*Challenge*. Find the line with "Recreate this image" and the line with "import * as", then repeat both of them and every line in between exactly. Omit the pictures.

*Dataset records*.
::::
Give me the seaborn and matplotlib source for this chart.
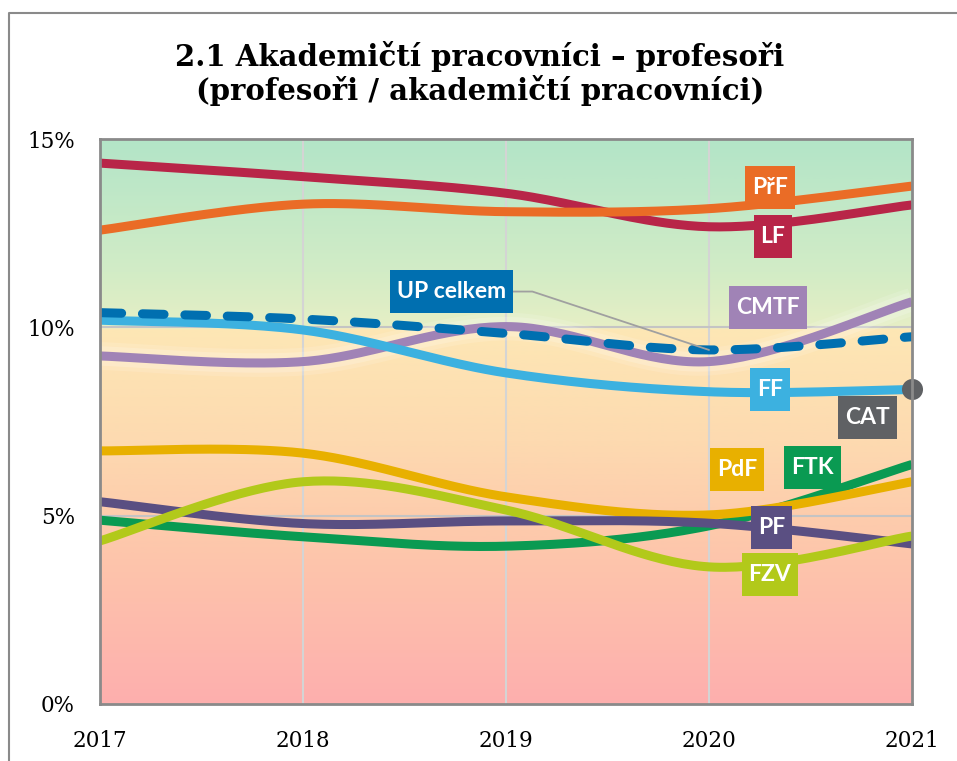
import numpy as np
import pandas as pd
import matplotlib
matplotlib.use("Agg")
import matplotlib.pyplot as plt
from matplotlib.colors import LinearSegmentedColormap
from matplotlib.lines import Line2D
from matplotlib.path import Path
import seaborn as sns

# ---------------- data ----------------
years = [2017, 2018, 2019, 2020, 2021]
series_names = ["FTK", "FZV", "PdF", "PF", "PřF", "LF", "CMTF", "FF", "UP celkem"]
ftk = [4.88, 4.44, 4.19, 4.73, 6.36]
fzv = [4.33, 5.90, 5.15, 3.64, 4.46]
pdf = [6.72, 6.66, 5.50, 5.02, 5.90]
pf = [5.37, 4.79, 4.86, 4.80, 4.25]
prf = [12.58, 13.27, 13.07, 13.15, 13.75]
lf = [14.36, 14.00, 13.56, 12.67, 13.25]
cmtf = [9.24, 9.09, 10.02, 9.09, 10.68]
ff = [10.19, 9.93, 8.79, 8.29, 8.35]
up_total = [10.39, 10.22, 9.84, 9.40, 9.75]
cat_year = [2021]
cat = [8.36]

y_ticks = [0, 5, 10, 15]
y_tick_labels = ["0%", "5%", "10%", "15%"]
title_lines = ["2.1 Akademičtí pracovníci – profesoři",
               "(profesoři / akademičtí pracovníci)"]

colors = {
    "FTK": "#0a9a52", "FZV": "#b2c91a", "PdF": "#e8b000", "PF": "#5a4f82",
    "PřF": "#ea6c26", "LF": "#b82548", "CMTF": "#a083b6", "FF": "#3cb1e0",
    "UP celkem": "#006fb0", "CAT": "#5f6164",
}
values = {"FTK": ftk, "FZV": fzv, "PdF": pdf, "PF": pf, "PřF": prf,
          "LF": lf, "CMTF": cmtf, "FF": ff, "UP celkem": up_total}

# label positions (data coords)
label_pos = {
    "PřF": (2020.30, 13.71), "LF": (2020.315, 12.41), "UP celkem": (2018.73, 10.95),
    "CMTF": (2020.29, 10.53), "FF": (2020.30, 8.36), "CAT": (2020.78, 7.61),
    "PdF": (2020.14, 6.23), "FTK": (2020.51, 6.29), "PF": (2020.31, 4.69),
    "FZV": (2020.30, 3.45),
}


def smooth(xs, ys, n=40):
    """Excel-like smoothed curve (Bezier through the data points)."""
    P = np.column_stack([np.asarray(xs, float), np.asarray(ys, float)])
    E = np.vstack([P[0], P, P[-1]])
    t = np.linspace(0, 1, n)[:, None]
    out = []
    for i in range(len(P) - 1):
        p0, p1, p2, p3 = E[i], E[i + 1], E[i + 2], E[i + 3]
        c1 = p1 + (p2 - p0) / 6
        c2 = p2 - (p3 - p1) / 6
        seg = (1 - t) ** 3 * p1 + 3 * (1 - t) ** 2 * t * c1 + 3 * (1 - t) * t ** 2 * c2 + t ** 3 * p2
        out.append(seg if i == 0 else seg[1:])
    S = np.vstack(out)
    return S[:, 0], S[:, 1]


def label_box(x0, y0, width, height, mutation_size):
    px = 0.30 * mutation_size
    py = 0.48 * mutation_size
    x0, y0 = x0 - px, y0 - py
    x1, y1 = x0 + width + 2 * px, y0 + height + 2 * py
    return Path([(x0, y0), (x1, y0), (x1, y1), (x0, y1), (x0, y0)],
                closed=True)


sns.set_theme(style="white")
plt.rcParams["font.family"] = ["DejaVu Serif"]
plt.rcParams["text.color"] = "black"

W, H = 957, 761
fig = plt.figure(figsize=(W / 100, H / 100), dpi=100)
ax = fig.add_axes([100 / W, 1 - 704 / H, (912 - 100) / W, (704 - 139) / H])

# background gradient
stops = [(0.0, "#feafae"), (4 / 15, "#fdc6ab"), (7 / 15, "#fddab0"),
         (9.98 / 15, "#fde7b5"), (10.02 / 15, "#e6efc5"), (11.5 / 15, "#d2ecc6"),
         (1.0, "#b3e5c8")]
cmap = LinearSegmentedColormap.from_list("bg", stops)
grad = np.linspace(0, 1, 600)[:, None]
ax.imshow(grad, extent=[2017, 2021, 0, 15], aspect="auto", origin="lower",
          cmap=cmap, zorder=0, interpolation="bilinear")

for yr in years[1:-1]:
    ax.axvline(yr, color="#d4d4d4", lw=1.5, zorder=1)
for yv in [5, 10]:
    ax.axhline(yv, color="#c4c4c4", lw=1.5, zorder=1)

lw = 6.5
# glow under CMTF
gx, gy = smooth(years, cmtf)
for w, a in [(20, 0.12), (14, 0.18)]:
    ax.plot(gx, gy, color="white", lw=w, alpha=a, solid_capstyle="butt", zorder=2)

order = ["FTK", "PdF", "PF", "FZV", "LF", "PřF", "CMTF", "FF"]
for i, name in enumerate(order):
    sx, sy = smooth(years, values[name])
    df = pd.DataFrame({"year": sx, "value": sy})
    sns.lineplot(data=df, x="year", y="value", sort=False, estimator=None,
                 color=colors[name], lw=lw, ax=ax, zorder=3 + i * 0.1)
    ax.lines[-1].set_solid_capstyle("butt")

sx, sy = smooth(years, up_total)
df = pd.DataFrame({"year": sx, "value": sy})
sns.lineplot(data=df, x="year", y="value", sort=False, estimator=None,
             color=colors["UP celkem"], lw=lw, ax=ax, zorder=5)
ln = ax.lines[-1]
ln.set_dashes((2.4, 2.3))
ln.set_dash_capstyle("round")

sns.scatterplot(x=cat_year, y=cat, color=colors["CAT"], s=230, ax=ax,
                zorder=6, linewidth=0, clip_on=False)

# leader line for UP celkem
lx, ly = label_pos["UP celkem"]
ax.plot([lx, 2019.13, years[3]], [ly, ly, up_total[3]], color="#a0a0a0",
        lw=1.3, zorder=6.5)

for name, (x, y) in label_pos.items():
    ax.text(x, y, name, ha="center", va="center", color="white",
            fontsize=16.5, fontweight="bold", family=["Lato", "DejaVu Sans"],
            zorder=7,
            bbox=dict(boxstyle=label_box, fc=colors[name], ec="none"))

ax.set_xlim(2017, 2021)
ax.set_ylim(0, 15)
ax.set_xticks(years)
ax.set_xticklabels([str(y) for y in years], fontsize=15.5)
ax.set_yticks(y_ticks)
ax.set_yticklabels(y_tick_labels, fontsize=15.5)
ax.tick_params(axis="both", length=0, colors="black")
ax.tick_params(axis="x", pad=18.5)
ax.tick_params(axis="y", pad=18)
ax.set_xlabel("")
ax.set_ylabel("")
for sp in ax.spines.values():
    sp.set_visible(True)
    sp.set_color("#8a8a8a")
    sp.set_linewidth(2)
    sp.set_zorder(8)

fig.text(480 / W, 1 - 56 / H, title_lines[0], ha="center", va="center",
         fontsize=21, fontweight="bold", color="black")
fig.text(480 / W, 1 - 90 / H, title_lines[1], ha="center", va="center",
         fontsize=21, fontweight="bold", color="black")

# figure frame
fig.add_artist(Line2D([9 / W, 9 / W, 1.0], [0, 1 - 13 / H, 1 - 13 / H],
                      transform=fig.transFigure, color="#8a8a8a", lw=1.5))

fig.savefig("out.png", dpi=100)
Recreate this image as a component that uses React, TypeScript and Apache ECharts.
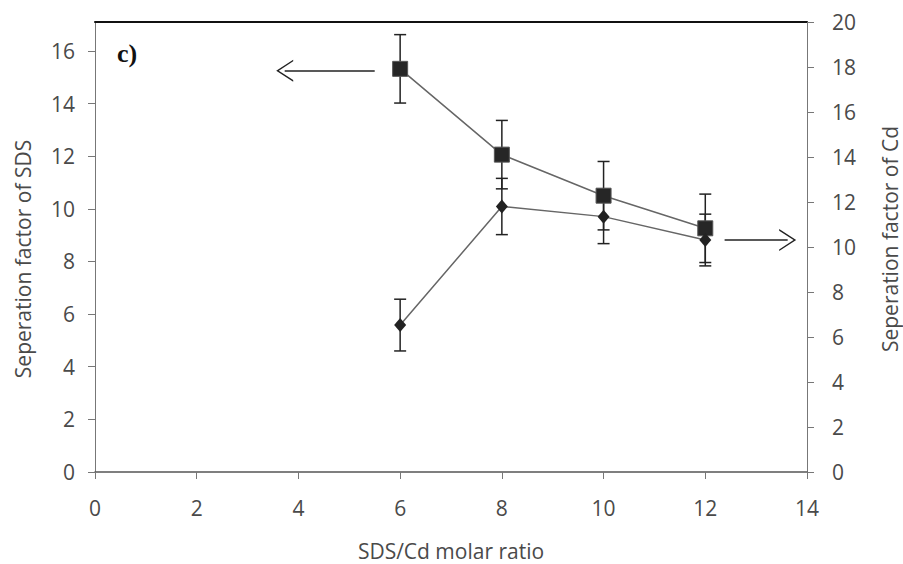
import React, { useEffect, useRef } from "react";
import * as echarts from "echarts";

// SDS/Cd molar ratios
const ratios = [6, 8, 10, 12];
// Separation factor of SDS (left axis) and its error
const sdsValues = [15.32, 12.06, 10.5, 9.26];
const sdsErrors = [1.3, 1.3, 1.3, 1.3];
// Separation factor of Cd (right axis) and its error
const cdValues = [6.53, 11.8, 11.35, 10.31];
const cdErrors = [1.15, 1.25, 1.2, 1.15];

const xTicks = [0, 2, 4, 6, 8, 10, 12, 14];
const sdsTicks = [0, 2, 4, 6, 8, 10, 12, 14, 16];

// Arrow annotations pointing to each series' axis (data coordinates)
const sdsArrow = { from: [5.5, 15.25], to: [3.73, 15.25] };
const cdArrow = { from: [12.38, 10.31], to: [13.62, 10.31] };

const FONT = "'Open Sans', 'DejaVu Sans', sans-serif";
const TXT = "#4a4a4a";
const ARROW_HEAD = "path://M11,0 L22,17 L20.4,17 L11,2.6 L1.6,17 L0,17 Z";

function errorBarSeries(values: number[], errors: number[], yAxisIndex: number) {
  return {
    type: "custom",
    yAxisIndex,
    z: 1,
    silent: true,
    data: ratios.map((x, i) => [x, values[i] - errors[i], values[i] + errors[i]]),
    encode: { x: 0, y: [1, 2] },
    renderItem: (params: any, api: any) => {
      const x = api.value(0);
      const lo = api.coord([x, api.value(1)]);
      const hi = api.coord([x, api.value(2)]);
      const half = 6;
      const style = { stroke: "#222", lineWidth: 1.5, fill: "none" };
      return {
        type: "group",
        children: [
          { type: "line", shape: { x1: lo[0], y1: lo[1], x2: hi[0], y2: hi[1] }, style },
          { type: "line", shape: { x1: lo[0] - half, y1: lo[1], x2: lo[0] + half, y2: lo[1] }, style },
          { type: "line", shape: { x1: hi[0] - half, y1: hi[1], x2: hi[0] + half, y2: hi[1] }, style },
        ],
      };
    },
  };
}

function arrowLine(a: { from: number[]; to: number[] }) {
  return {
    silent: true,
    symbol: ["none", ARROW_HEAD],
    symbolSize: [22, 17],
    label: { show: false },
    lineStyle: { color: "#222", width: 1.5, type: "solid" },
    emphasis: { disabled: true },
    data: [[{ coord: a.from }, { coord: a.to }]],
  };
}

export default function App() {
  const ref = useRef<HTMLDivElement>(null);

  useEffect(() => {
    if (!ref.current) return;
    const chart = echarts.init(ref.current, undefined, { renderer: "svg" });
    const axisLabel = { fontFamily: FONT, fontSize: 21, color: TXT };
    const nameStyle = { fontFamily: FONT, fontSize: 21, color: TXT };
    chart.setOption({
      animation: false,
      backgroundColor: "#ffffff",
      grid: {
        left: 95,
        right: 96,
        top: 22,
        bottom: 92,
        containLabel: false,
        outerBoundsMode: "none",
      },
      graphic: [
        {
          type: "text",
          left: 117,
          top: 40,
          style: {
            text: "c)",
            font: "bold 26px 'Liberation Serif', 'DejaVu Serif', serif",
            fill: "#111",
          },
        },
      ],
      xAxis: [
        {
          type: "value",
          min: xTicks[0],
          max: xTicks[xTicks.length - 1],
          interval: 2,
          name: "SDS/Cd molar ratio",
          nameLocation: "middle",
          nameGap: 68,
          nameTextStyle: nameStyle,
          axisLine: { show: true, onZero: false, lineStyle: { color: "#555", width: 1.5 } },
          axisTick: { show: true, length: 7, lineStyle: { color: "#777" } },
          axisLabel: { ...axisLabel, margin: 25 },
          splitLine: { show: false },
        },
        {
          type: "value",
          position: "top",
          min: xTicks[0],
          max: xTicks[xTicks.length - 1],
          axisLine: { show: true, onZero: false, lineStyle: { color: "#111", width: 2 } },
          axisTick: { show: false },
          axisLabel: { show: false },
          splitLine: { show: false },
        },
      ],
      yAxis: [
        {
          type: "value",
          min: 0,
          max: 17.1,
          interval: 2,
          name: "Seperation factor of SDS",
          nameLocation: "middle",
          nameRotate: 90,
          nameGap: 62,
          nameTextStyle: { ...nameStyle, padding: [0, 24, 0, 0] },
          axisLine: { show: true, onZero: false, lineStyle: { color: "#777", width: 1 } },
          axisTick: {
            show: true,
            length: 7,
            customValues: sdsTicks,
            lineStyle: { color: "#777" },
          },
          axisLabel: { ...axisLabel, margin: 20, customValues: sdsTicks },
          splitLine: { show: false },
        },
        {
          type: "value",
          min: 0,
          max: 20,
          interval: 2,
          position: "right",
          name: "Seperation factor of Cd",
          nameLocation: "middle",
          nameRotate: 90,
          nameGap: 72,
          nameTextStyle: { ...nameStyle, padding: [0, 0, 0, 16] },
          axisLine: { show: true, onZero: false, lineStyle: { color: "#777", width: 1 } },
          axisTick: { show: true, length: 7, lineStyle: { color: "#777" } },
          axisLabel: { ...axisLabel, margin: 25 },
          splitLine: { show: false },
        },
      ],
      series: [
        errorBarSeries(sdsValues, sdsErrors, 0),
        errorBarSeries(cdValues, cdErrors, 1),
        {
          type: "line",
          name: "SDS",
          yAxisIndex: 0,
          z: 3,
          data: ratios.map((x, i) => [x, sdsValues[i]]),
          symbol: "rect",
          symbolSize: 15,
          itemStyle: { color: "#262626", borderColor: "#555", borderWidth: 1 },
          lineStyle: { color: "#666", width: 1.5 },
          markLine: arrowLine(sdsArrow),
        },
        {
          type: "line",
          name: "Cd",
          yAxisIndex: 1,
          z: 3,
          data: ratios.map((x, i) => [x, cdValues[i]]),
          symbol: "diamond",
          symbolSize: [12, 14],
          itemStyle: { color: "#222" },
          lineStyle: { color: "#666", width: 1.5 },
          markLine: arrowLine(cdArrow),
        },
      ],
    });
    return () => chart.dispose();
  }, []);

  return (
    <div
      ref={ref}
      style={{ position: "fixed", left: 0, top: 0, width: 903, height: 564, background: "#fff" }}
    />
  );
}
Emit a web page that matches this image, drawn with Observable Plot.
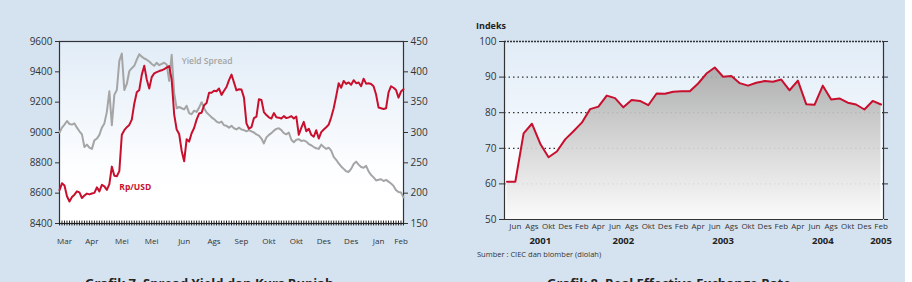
::::
*Worked answer*.
Recreate this image as a component that uses React, TypeScript and Apache ECharts.
import React, { useEffect, useRef } from "react";
import * as echarts from "echarts";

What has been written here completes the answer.